Magic of WASM

WebAssembly is getting more and more popular in the blockchain world. This might be unexpected since it was originally designed to run inside the browser. But Javascript was originally designed to run inside the browser as well, and it's now common to find Javascript anywhere that code can run.

There are many reasons why the TEA Project uses WebAssembly as the execution format. To name a few:

  • Compact size

  • Security by design

  • Additional security by virtue of running inside our mini-runtime which sits inside our hardware enclave

  • Can be compiled from many different high-level programming languages

  • Open-source

In this article, we only focus on the security part.

No_std or std? Smart contracts or fully programmable?

For most new blockchain developers that start to write Substrate code, the non_std requirement presents the first barrier. Unlike most applications, Substrate requires the no_std feature otherwise your code won't be compiled to run in Substrate. Most of the existing Rust crates are written for the std library. Unfortunately, developers cannot use them directly, which makes programming in Substrate much harder.

Of course, there's a reason for that. Substrate wants to create a much safer environment to run Wasm code as the std library may be "unsafe" from a smart contract point of view.

In programming, there's always a tradeoff between security and functionaility. The consequence of remaining secure is that you cannot do too much within a smart contract. Again, a smart contract is not a fully-featured application; it's just a "turing complete" state machine that mostly deals with accounting. Most of the functionality of modern internet applicationd are simply not possible in a no_std environment.

TEA Project is not a smart contract, it's Web3

The goal of the TEA Project is to run standard Web3 applications decentralized. Running a smart contract is not the goal. So TEA has to support std which may potentially cause some security issues which Substrate didn't have to deal with. Of course, we cannot sacrifice security in the TEA Project, so we designed the following complicated model to minimize the risk.

Wasm model as "actor" and runs inside amini-runtime

The mini-runtime can be considered a specially designed virtual machine. It loads actors into isolated spaces. Although this is "std" Wasm, it's still limited heavily by the mini-runtime. Because the mini-runtime runs inside the hardware enclave, the enclave is a specially designed linux mini core OS. We removed most of the common Linux components to reduce the attack surface, including the network and file system which are all gone. If any malicious code happens to run inside the enclave (we don't how that would happen, but let's just assume), it will not cause any further damage since there's no network or file system to break.

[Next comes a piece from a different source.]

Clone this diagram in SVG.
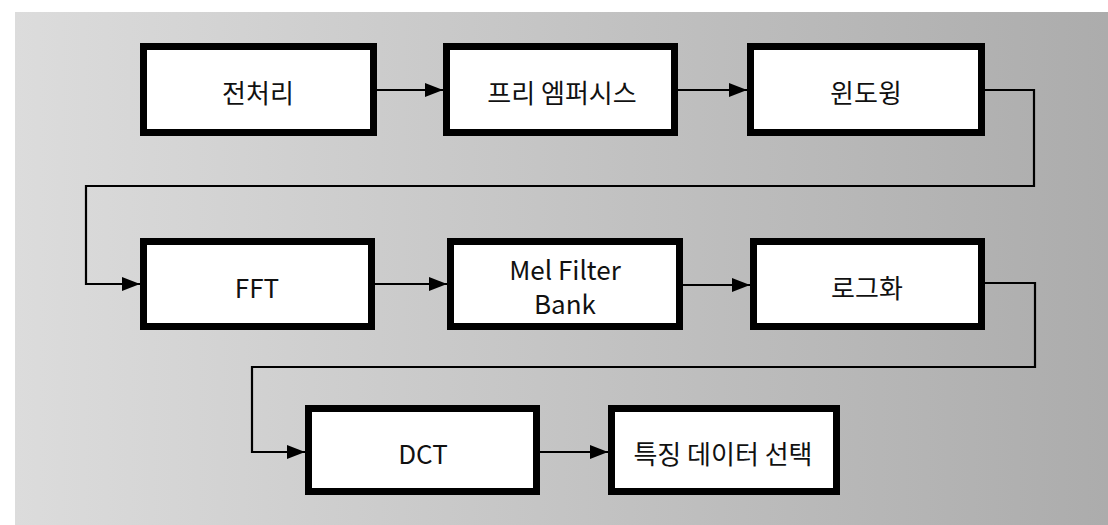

Providers and capabilities

If the actor wants to access anything outside of the enclave, it has to call providers with a preset capability. If the actor code is not signed with the specific capability by the original developer, or the code tries to call the provider unexpectedly, it will be rejected and result in a penalty.

Let's imagine that a hacker modified an actor's execution binary code.

The first issue is that the CID will no longer match and the mini-runtime cannot load.

If it can break this first security barrier, the capability signature check will fail since the developer did not sign this actor with an unauthorized capability.

Let's imagine that it can somehow break this barrier as well, and somehow it gains this capability and can successfully call the provider inside the mini-runtime. The provider has additional checks before invoking any important functions. Those additional checks include (most commonly) the caller actor ID, destination peer_id, destination actor_id, traffic pattern etc. It will reject any suspicious function call and report it to Remote Attestation.

The providers are currently written by the TEA Project team, not by 3rd party open-source developers. Upgrading providers is a very sensitive workflow and care is taken to prevent any malicious code getting introduced into the mini-runtime.

Last barrier, the birth_control policy

Imagine that somehow the hacker has compromised less than 1/3 of the mini-runtime and malicious providers are introduced. As long as there are still more than 2/3 good nodes running, after a few seconds, the next sync will cause a state mismatch error. Due to BFT consensus, those 1/3 nodes will be quarantine and eventually removed from the network followed by slashing their deposit.

So as long as we keep the birth_control to grow the nodes slowly to ensure we always have over 2/3 good nodes, the system will be secured.